Shoreline fault was only discovered in 2008 by the energy company with the help of the USGS, so it is possible there are more undiscovered faults nearby that could shake the plant off its foundation.

But don’t believe everything you hear. Most of what the media puts out is misinformed fear mongering, said Professor Fred Mettler at a talk on the UC San Francisco Parnassus campus. In no way will the United States, or Japan for that matter, have an equally disastrous event as Chernobyl, nuclear disaster’s poster child. Having been to the Russian site after the core meltdown, Professor Mettler impresses that he found the Russian engineers knew very little about nuclear containment in 1980 and pushed their unprotected core too far.

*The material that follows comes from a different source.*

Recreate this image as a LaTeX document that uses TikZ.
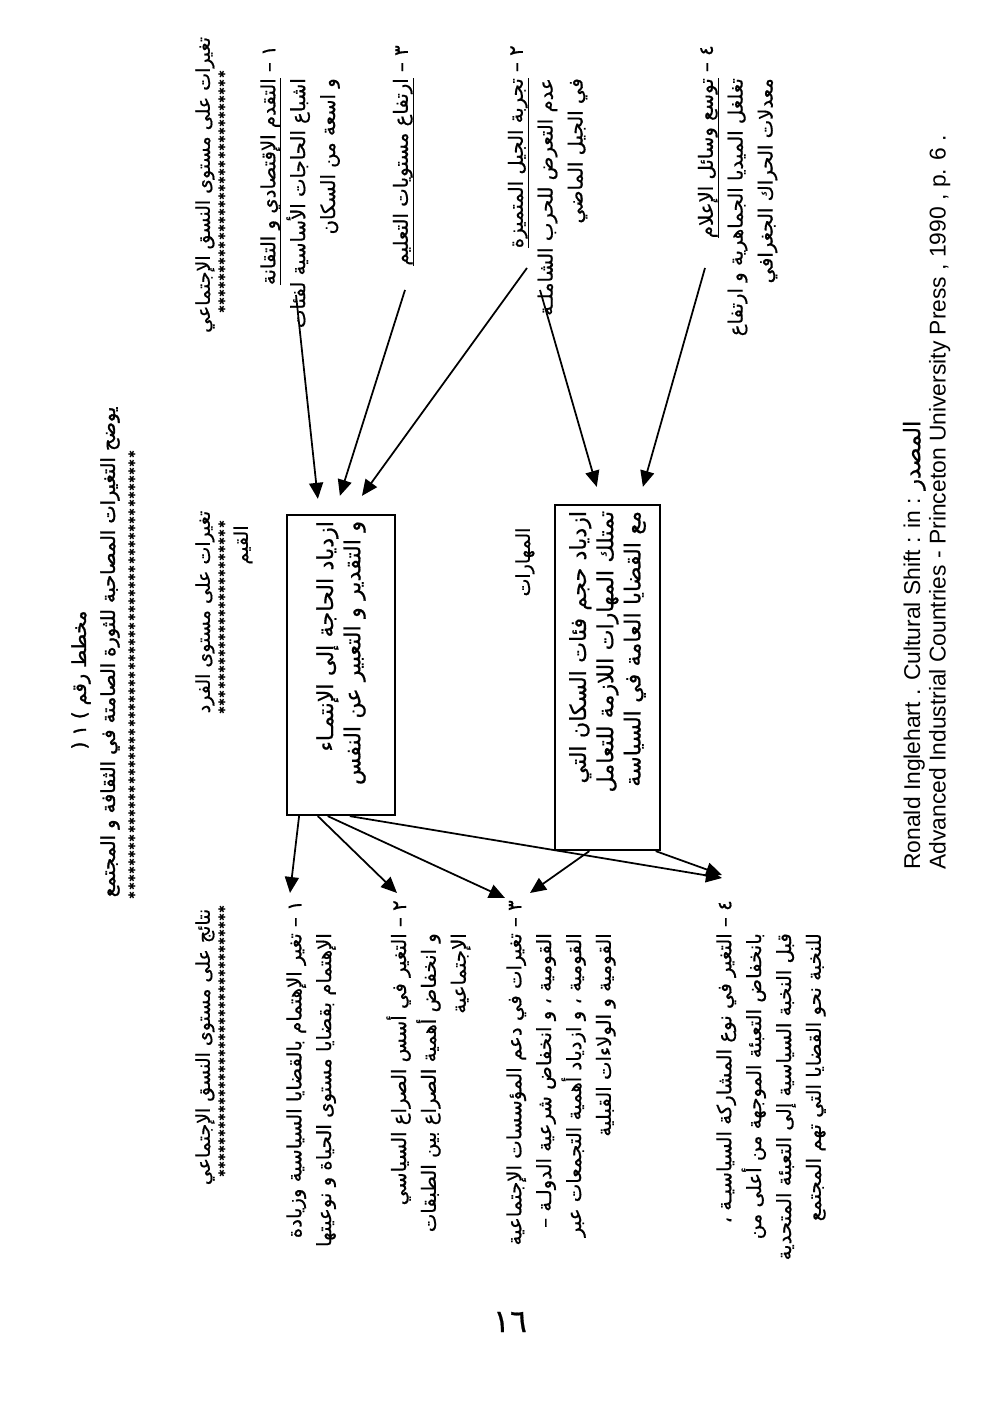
\documentclass[tikz,border=0pt]{standalone}
\usepackage{fontspec}
\setmainfont{Liberation Sans}
\newfontfamily\arabicfont[Script=Arabic, FakeBold=0.6]{DejaVu Sans}
\newfontfamily\arabicbold[Script=Arabic, FakeBold=1.6]{DejaVu Sans}
\newfontfamily\starfont{DejaVu Sans}
\TeXXeTstate=1
\usetikzlibrary{arrows.meta, calc}

\newcommand{\ar}[1]{\mbox{\arabicfont\beginR #1\endR}}
\newcommand{\arb}[1]{\mbox{\arabicbold\beginR #1\endR}}
\newcommand{\uln}[1]{\underline{\raisebox{0pt}[\height][1.5pt]{\beginR #1\endR}}}
\newcommand{\hng}{\phantom{١ – }}

\begin{document}
\begin{tikzpicture}[
        txt/.style={inner sep=0pt, align=right, font=\fontsize{11.2}{17}\selectfont},
        hdr/.style={inner sep=0pt, font=\fontsize{10.8}{13}\selectfont},
        ttl/.style={inner sep=0pt, font=\fontsize{11}{14}\selectfont},
        ast/.style={inner sep=0pt, font=\starfont\fontsize{5.4}{5.4}\selectfont},
        valbox/.style={draw, line width=1.3pt, inner sep=0.12cm, align=right, font=\fontsize{12.6}{15.5}\selectfont},
        arr/.style={-{Triangle[length=0.32cm, width=0.28cm]}, line width=1pt}
    ]
    \useasboundingbox (0,0) rectangle (20,28.14);
    \begin{scope}[rotate=90, transform shape]
        % title
        \node[ttl] (t1) at (14.54,-1.62) {\arb{مخطط رقم \beginL( ١ )\endL}};
        \node[ttl] (t2) at (15.1,-2.2) {\arb{يوضح التغيرات المصاحبة للثورة الصامتة في الثقافة و المجتمع}};
        \foreach \k in {0,...,54} \node[ast] (ts\k) at (19.04-\k*0.163,-2.64) {✱};

        % column headers
        \node[hdr] (hs) at (24.44,-4.1) {\ar{تغيرات على مستوى النسق الإجتماعي}};
        \foreach \k in {0,...,29} \node[ast] (hss\k) at (26.64-\k*0.162,-4.44) {✱};
        \node[hdr] (hf) at (15.9,-4.1) {\ar{تغيرات على مستوى الفرد}};
        \foreach \k in {0,...,23} \node[ast] (hfs\k) at (17.64-\k*0.161,-4.44) {✱};
        \node[hdr] (hr) at (7.2,-4.1) {\ar{نتائج على مستوى النسق الإجتماعي}};
        \foreach \k in {0,...,33} \node[ast] (hrs\k) at (9.94-\k*0.16,-4.44) {✱};

        % social changes
        \node[txt, anchor=north east] (it1) at (27.24,-5.2) {\ar{١ – \uln{التقدم الإقتصادي و التقانة}}\\\ar{\hng اشباع الحاجات الأساسية لفئات}\\\ar{\hng و اسعة من السكان}};
        \node[txt, anchor=north east] (it3) at (27.24,-7.85) {\ar{٣ – \uln{ارتفاع مستويات التعليم}}};
        \node[txt, anchor=north east] (it2) at (27.24,-10.15) {\ar{٢ – \uln{تجربة الجيل المتميزة}}\\\ar{\hng عدم التعرض للحرب الشاملـة}\\\ar{\hng في الجيل الماضي}};
        \node[txt, anchor=north east] (it4) at (27.24,-13.95) {\ar{٤ – \uln{توسع وسائل الإعلام}}\\\ar{\hng تغلغل الميديا الجماهرية و ارتفاع}\\\ar{\hng معدلات الحراك الجغرافي}};

        % individual level
        \node[hdr] (lq) at (17.24,-4.86) {\ar{القيم}};
        \node[valbox, text width=5.76cm, minimum height=2.16cm] (b1) at (14.84,-6.82) {\ar{ازدياد الحاجة إلى الإنتمـاء}\\\ar{و التقدير و التعبير عن النفس}};
        \node[hdr] (lm) at (16.9,-10.5) {\ar{المهارات}};
        \node[valbox, text width=6.66cm, minimum height=2.1cm] (b2) at (14.59,-12.15) {\ar{ازدياد حجم فئات السكان التي}\\\ar{تمتلك المهارات اللازمة للتعامل}\\\ar{مع القضايا العامة في السياسة}};

        % results
        \node[txt, anchor=north east] (r1) at (10.14,-5.72) {\ar{١ – تغير الإهتمام بالقضايا السياسية وزيادة}\\\ar{\hng الإهتمام بقضايا مستوى الحياة و نوعيتها}};
        \node[txt, anchor=north east] (r2) at (10.14,-7.72) {\ar{٢ – التغير في أسس الصراع السياسي}\\\ar{\hng و انخفاض أهمية الصراع بين الطبقات}\\\ar{\hng الإجتماعية}};
        \node[txt, anchor=north east] (r3) at (10.14,-10.12) {\ar{٣ – تغيرات في دعم المؤسسات الإجتماعية}\\\ar{\hng القومية ، و انخفاض شرعية الدولـة –}\\\ar{\hng القومية ، و ازدياد أهمية التجمعات عبر}\\\ar{\hng القومية و الولاءات القبلية}};
        \node[txt, anchor=north east] (r4) at (10.14,-14.32) {\ar{٤ – التغير في نوع المشاركة السياسيـة ،}\\\ar{\hng بانخفاض التعبئة الموجهة من أعلى من}\\\ar{\hng قبل النخبة السياسية إلى التعبئة المتحدية}\\\ar{\hng للنخبة نحو القضايا التي تهم المجتمع}};

        % source
        \node[inner sep=0pt, align=left, anchor=north west, font=\fontsize{13}{14.5}\selectfont] (src) at (10.74,-18.05) {Ronald Inglehart . Cultural Shift : in : \ar{المصدر}\\Advanced Industrial Countries - Princeton University Press , 1990 , p. 6 .};

        % arrows into the boxes
        \draw[arr] ($(it1.north east)+(-5.0,-0.72)$) -- ($(b1.north east)!0.29!(b1.south east)+(0.3,0)$);
        \draw[arr] ($(it3.north east)+(-4.9,-0.25)$) -- ($(b1.north east)!0.49!(b1.south east)+(0.36,0)$);
        \draw[arr] ($(it2.north east)+(-4.46,-0.39)$) -- ($(b1.north east)!0.69!(b1.south east)+(0.36,0)$);
        \draw[arr] ($(it2.north east)+(-4.9,-0.65)$) -- ($(b2.north east)!0.4!(b2.south east)+(0.34,0)$);
        \draw[arr] ($(it4.north east)+(-4.46,-0.15)$) -- ($(b2.north east)!0.83!(b2.south east)+(0.34,0)$);

        % arrows to the results
        \draw[arr] ($(b1.north west)!0.12!(b1.south west)$) -- ($(r1.north east)+(0.14,-0.08)$);
        \draw[arr] ($(b1.north west)!0.29!(b1.south west)$) -- ($(r2.north east)+(0.14,-0.22)$);
        \draw[arr] ($(b1.north west)!0.38!(b1.south west)$) -- ($(r3.north east)+(0.04,0.02)$);
        \draw[arr] ($(b1.north west)!0.58!(b1.south west)$) -- ($(r4.north east)+(0.44,-0.12)$);
        \draw[arr] ($(b2.north west)!0.33!(b2.south west)$) -- ($(r3.north east)+(0.14,-0.48)$);
        \draw[arr] ($(b2.north west)!0.95!(b2.south west)$) -- ($(r4.north east)+(0.5,-0.12)$);
    \end{scope}
    \node[font=\arabicfont\fontsize{18}{18}\selectfont] (pg) at (10.2,1.7) {١٦};
\end{tikzpicture}
\end{document}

A plant’s susceptibility to meltdown or leak is based on what material it is enclosed with, where it stores the spent fuel, and its ability to shut off operations quickly. The Diablo Canyon Reactor is surrounded by concrete, a material that won’t melt in the event of the core becoming unstable. And the spent fuel is stored away from the reactor, unlike at Fukishima where they are located nearby, making the problems as grave as they are.

In the unfortunate event of a meltdown, the geography near the Diablo Canyon plant would create a disadvantage. Rather than blowing out to sea, the nuclear fallout “would likely go (northeast) over land,” said Mettler.

Many scientists, the government and the energy utilities uphold the claim that nuclear meltdown could never happen in the United States. But while radioactive contamination is being found in the food crops and in the ocean nearby Fukishima, citizens surrounding Diablo Canyon remain concerned and the plant's renewal permit on hold.